The random witterings of Jonathan Morris, writer.

Wednesday, 18 March 2009

It's Too Late

Have you heard of the composer Ruggero Leoncavallo? He must be one of the unluckiest people in history. His story goes something like this:

INT. AN OFFICE IN 19TH CENTURY ITALY.

LEONCAVALLO is hard at work, composing, scribbling ideas on sheet music.

There’s a knock at the door.


LEONCAVALLO: Enter!

It’s his friend MARIO.

MARIO: Ruggero!

LEONCAVALLO: What’s the matter, my old friend? You look as if you’ve heard some bad news.

MARIO: Bad-ish.

LEONCAVALLO: Bad-ish?

MARIO: How are you, anyway? How’s Mrs Leoncavallo keeping? You know, we don’t go out for a drink as often as we should, you and me...

LEONCAVALLO: If you have some bad news, just come out and say it.
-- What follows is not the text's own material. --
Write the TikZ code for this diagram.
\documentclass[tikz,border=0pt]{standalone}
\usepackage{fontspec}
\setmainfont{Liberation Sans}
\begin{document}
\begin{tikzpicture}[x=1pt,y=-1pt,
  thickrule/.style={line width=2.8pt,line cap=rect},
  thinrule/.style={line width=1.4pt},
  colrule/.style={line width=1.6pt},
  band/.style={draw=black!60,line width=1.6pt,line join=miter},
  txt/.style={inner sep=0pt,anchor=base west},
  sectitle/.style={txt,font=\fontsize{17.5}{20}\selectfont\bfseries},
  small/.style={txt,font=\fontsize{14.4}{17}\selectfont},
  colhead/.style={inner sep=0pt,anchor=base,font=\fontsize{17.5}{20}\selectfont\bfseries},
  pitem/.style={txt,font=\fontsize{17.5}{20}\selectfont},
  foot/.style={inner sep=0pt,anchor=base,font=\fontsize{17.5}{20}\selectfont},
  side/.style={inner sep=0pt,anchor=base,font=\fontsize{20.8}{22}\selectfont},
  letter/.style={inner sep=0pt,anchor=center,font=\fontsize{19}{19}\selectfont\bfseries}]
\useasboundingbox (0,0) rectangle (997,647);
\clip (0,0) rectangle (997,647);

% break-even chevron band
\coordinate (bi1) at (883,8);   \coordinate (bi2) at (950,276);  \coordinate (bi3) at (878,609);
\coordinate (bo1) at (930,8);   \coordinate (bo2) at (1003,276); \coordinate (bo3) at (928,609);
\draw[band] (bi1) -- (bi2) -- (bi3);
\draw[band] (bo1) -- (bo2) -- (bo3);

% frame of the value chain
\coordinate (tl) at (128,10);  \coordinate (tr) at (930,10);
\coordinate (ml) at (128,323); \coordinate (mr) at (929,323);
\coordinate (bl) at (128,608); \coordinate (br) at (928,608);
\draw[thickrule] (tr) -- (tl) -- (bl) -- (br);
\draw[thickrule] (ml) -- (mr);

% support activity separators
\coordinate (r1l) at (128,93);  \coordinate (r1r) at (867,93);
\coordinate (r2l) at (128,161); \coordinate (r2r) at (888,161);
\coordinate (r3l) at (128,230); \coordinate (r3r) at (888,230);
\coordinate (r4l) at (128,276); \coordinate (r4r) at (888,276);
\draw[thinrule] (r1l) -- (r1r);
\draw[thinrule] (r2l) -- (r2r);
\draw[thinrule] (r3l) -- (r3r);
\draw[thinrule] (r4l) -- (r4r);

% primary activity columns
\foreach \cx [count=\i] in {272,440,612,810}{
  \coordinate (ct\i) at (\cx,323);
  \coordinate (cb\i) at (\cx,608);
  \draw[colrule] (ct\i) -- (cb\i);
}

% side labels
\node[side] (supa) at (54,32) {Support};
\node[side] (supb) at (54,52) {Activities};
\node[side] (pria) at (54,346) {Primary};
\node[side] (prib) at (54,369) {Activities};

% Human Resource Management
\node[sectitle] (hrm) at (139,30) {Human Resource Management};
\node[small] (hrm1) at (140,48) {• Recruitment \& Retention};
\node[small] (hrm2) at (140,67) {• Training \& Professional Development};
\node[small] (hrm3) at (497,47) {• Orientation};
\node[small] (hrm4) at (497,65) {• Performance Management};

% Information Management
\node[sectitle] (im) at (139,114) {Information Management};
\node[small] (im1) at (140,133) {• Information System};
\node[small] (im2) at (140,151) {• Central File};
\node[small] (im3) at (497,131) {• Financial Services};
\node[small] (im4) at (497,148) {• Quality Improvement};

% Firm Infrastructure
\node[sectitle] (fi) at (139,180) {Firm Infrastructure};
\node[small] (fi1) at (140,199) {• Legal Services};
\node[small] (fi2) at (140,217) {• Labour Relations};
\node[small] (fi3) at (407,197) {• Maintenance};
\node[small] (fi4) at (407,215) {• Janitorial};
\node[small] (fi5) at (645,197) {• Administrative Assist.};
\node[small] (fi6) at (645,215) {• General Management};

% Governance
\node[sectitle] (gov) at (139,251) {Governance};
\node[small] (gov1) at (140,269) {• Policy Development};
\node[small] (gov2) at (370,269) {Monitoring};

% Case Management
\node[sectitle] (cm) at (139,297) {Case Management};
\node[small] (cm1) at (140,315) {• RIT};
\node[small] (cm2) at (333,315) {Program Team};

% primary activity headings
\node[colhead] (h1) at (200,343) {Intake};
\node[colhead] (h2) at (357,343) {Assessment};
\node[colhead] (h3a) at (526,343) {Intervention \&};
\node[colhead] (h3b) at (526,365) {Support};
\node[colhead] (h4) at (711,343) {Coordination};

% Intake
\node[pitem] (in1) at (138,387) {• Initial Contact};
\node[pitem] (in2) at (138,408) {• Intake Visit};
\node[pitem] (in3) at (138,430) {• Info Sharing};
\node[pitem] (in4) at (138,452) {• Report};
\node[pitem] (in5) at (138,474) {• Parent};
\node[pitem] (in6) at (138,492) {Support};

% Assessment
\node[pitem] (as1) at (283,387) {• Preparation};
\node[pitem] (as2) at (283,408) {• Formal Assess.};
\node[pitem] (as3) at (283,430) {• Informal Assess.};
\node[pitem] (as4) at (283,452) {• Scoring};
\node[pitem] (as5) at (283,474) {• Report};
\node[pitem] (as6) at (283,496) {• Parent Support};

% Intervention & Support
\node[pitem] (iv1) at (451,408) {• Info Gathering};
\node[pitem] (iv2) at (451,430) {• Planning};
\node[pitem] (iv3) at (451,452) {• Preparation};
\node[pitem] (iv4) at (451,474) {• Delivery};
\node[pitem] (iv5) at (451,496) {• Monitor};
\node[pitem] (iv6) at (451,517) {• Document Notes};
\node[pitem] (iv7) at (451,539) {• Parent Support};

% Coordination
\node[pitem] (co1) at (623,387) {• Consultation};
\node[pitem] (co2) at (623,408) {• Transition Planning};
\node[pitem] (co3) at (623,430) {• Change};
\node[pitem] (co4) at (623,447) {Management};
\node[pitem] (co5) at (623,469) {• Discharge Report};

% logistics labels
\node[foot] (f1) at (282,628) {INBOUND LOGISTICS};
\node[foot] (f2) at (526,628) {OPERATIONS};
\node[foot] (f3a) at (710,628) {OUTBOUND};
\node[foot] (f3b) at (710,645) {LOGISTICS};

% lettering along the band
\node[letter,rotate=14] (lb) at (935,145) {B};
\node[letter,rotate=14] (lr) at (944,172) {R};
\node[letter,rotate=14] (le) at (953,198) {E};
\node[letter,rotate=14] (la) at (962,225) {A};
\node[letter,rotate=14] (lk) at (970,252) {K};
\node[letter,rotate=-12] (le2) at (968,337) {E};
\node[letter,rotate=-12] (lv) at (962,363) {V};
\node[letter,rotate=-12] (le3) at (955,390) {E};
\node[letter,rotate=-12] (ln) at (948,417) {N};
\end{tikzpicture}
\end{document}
MARIO: You know how you’ve been writing this opera thing for a couple of years now?

LEONCAVALLO: Yes.

MARIO: And it’s based on the novel La Vie De Boheme, by Henry Murger.

LEONCAVALLO: Yes.

MARIO: Has it been going well at all?

LEONCAVALLO: It has been a struggle, a titanic effort of will, but at last, after devoting my every waking moment to it for the past two years, the end is in sight. I feel, at last, this could be my ticket to the big time. This could be the one that really gets me noticed. The story is very ‘now’.

MARIO: Right.

LEONCAVALLO: Only last night, I came up with a title. It shall be called – 'La Boheme'!

MARIO: Yes. That’s the thing, you see.

MARIO unrolls a bill poster:

OPENING NEXT WEEK. THE BRAND NEW OPERA FROM PUCCINI. ‘LA BOHEME’. BASED ON THE NOVEL ‘LA VIE DE BOHEME’.


LEONCAVALLO: Tits! Tits! Tits!

This story is particularly ironic because Leoncavallo had already got in trouble for ripping-off someone else’s libretto for his Pagliacci, which, unlike his La Boheme, is still performed today.